• [To do]
State how many lines of the entries include the string "Reproduce", please, leaving out everything but the number.

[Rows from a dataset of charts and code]
_ _ _
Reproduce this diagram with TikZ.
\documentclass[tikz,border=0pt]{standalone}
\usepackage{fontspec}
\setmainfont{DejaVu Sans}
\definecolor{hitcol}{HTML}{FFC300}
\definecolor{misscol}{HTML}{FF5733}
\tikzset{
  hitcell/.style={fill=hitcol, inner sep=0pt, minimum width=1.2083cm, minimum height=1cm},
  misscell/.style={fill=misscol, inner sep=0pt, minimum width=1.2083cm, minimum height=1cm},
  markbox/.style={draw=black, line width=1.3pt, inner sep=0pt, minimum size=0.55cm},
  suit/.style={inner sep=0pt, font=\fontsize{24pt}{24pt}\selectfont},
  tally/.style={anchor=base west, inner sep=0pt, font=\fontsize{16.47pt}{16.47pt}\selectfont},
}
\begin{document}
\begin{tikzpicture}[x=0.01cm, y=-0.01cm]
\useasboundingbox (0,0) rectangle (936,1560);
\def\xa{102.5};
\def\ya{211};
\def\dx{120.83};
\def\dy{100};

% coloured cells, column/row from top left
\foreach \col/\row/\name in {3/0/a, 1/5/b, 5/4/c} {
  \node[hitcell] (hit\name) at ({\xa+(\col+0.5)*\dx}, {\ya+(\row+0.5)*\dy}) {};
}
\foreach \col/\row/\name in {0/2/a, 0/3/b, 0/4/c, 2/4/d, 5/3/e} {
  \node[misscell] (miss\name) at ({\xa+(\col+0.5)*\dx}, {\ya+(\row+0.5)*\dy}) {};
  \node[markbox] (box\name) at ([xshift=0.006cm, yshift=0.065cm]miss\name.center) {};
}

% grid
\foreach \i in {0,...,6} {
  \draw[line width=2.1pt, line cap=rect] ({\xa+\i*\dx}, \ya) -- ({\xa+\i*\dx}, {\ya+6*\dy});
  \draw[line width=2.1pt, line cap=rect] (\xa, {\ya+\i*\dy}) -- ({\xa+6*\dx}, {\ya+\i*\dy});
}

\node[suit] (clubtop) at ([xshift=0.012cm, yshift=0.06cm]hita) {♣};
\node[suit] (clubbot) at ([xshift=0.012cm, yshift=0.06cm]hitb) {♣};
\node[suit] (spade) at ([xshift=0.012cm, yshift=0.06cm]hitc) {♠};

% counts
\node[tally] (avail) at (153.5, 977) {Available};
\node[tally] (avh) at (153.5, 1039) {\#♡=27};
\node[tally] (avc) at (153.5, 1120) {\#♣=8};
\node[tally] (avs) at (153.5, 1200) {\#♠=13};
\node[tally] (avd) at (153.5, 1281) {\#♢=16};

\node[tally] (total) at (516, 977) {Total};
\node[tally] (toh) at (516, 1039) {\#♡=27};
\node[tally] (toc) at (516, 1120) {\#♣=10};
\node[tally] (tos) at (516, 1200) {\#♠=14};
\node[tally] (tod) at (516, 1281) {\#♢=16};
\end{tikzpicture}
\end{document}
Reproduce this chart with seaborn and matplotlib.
_ _ _
• [Full solution]
2